## Data for this task
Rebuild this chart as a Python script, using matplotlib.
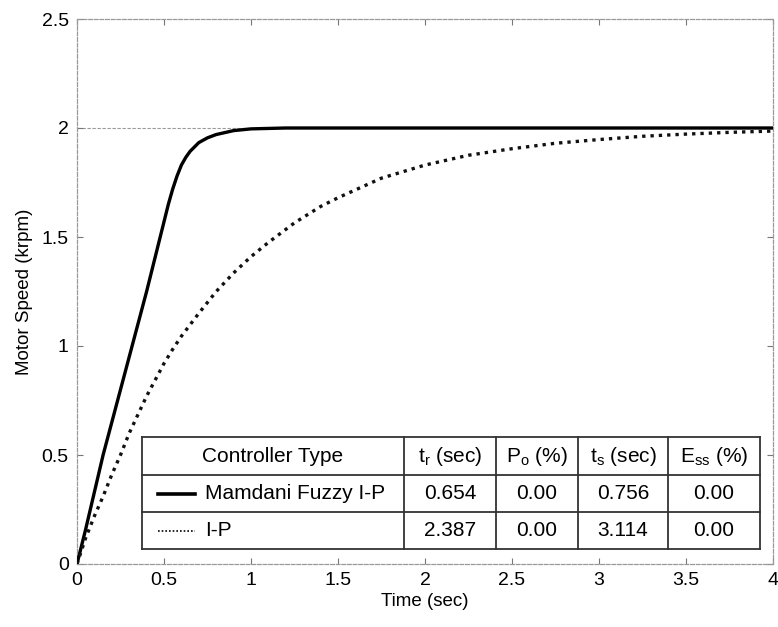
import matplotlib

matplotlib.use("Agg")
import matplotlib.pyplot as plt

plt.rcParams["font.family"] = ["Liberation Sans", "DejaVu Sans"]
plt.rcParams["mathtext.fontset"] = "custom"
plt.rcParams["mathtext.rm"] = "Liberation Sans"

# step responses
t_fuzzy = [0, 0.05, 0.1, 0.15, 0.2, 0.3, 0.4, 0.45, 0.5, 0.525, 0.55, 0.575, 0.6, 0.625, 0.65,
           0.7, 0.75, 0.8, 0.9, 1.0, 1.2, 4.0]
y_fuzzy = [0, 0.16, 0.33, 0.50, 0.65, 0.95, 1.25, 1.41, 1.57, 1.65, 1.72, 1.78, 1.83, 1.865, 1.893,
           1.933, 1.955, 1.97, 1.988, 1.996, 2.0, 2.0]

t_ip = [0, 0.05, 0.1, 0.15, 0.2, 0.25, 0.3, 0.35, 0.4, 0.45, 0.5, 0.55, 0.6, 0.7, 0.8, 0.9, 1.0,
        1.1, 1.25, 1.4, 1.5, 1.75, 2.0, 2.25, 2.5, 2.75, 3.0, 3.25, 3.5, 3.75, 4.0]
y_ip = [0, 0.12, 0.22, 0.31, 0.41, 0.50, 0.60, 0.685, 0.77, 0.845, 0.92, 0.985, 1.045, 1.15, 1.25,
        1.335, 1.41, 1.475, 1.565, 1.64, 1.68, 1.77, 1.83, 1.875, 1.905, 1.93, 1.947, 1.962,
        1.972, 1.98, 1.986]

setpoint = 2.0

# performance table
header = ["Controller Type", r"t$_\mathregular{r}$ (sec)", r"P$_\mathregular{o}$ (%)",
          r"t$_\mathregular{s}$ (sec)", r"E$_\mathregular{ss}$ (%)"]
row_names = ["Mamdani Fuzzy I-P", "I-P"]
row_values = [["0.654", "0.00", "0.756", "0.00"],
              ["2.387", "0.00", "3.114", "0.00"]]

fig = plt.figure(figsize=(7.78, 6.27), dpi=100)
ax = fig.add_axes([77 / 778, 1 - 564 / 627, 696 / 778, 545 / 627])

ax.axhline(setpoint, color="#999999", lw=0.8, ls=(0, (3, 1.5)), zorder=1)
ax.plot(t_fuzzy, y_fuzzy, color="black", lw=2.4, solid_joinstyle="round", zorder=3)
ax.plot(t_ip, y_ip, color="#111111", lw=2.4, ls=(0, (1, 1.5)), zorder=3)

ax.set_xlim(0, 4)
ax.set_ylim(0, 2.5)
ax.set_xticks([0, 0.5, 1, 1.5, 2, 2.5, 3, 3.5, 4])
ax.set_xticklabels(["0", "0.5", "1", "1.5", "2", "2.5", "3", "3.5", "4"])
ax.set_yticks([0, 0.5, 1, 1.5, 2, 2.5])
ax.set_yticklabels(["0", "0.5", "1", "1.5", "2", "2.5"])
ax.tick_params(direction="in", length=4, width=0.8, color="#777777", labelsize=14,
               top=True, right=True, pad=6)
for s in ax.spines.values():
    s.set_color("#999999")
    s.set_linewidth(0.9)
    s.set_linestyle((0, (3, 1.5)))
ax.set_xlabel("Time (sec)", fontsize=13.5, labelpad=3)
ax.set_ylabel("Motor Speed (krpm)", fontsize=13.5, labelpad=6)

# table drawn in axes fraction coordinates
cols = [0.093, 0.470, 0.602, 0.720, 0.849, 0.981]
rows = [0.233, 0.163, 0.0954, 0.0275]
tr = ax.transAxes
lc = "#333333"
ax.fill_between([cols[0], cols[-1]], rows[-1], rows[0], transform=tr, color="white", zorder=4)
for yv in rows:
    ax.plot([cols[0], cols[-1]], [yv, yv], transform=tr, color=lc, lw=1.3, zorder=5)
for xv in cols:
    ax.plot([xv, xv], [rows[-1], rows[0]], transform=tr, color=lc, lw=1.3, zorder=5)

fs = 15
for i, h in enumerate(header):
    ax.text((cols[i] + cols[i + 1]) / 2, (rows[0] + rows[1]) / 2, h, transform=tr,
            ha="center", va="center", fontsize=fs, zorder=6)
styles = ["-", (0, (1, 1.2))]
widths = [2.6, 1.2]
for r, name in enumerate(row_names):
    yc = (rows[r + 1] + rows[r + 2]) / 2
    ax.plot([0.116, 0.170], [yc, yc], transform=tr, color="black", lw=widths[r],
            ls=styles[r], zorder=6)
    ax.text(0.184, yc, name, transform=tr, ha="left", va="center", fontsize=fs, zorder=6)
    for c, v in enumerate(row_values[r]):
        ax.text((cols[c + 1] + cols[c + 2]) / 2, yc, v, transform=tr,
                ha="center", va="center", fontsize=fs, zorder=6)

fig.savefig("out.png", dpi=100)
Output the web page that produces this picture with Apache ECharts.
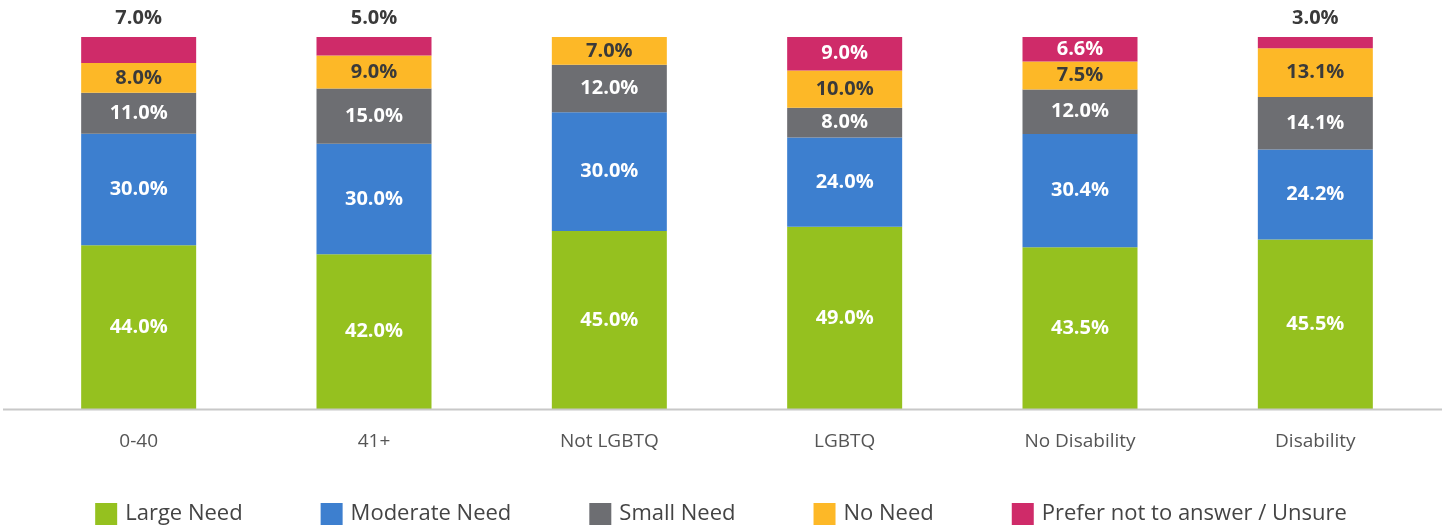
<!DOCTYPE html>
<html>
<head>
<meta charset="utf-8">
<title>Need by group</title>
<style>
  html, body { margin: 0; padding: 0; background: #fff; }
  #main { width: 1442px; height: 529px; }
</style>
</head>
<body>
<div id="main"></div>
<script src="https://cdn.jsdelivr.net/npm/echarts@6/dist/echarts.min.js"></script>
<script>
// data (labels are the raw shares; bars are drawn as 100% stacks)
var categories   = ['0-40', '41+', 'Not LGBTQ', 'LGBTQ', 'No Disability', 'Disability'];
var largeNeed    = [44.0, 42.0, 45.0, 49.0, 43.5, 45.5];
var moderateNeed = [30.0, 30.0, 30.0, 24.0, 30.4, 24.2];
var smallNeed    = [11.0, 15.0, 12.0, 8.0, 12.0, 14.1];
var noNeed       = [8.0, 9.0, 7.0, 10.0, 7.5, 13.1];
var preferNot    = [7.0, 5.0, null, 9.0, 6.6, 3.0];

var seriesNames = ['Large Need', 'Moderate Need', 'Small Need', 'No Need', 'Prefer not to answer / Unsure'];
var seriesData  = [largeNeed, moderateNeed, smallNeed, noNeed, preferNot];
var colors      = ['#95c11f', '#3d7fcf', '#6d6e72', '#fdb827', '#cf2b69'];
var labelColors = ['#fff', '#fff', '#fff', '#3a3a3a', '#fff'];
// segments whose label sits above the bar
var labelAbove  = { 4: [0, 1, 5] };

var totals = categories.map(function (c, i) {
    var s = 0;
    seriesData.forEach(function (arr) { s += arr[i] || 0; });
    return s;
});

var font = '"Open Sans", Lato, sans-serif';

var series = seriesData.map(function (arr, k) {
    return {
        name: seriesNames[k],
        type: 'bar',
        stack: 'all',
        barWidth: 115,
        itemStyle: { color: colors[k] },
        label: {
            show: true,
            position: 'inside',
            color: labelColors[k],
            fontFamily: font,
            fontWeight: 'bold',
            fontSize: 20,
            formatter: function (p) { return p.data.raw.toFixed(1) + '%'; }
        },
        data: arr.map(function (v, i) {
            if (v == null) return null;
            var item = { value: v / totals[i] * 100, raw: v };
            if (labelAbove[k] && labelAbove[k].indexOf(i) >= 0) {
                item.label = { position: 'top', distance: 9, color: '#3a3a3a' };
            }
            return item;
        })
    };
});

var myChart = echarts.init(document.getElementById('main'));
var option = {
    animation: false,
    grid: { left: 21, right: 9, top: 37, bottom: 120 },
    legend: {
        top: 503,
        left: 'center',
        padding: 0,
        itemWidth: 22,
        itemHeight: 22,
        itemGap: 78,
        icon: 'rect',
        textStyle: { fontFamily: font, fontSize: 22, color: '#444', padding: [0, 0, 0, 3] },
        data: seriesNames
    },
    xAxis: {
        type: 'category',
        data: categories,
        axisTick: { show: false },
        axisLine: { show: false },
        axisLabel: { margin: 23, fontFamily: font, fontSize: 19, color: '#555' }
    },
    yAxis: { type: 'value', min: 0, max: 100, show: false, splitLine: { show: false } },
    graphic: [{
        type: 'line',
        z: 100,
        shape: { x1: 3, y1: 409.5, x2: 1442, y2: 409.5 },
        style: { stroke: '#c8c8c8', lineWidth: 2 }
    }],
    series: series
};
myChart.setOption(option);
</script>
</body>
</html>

## Stated problem
Give back exactly the lines from the first line of the data through the line with "(1, 1.5)), zorder=3)", pictures excluded.

## Expected answer
Rebuild this chart as a Python script, using matplotlib.
import matplotlib

matplotlib.use("Agg")
import matplotlib.pyplot as plt

plt.rcParams["font.family"] = ["Liberation Sans", "DejaVu Sans"]
plt.rcParams["mathtext.fontset"] = "custom"
plt.rcParams["mathtext.rm"] = "Liberation Sans"

# step responses
t_fuzzy = [0, 0.05, 0.1, 0.15, 0.2, 0.3, 0.4, 0.45, 0.5, 0.525, 0.55, 0.575, 0.6, 0.625, 0.65,
           0.7, 0.75, 0.8, 0.9, 1.0, 1.2, 4.0]
y_fuzzy = [0, 0.16, 0.33, 0.50, 0.65, 0.95, 1.25, 1.41, 1.57, 1.65, 1.72, 1.78, 1.83, 1.865, 1.893,
           1.933, 1.955, 1.97, 1.988, 1.996, 2.0, 2.0]

t_ip = [0, 0.05, 0.1, 0.15, 0.2, 0.25, 0.3, 0.35, 0.4, 0.45, 0.5, 0.55, 0.6, 0.7, 0.8, 0.9, 1.0,
        1.1, 1.25, 1.4, 1.5, 1.75, 2.0, 2.25, 2.5, 2.75, 3.0, 3.25, 3.5, 3.75, 4.0]
y_ip = [0, 0.12, 0.22, 0.31, 0.41, 0.50, 0.60, 0.685, 0.77, 0.845, 0.92, 0.985, 1.045, 1.15, 1.25,
        1.335, 1.41, 1.475, 1.565, 1.64, 1.68, 1.77, 1.83, 1.875, 1.905, 1.93, 1.947, 1.962,
        1.972, 1.98, 1.986]

setpoint = 2.0

# performance table
header = ["Controller Type", r"t$_\mathregular{r}$ (sec)", r"P$_\mathregular{o}$ (%)",
          r"t$_\mathregular{s}$ (sec)", r"E$_\mathregular{ss}$ (%)"]
row_names = ["Mamdani Fuzzy I-P", "I-P"]
row_values = [["0.654", "0.00", "0.756", "0.00"],
              ["2.387", "0.00", "3.114", "0.00"]]

fig = plt.figure(figsize=(7.78, 6.27), dpi=100)
ax = fig.add_axes([77 / 778, 1 - 564 / 627, 696 / 778, 545 / 627])

ax.axhline(setpoint, color="#999999", lw=0.8, ls=(0, (3, 1.5)), zorder=1)
ax.plot(t_fuzzy, y_fuzzy, color="black", lw=2.4, solid_joinstyle="round", zorder=3)
ax.plot(t_ip, y_ip, color="#111111", lw=2.4, ls=(0, (1, 1.5)), zorder=3)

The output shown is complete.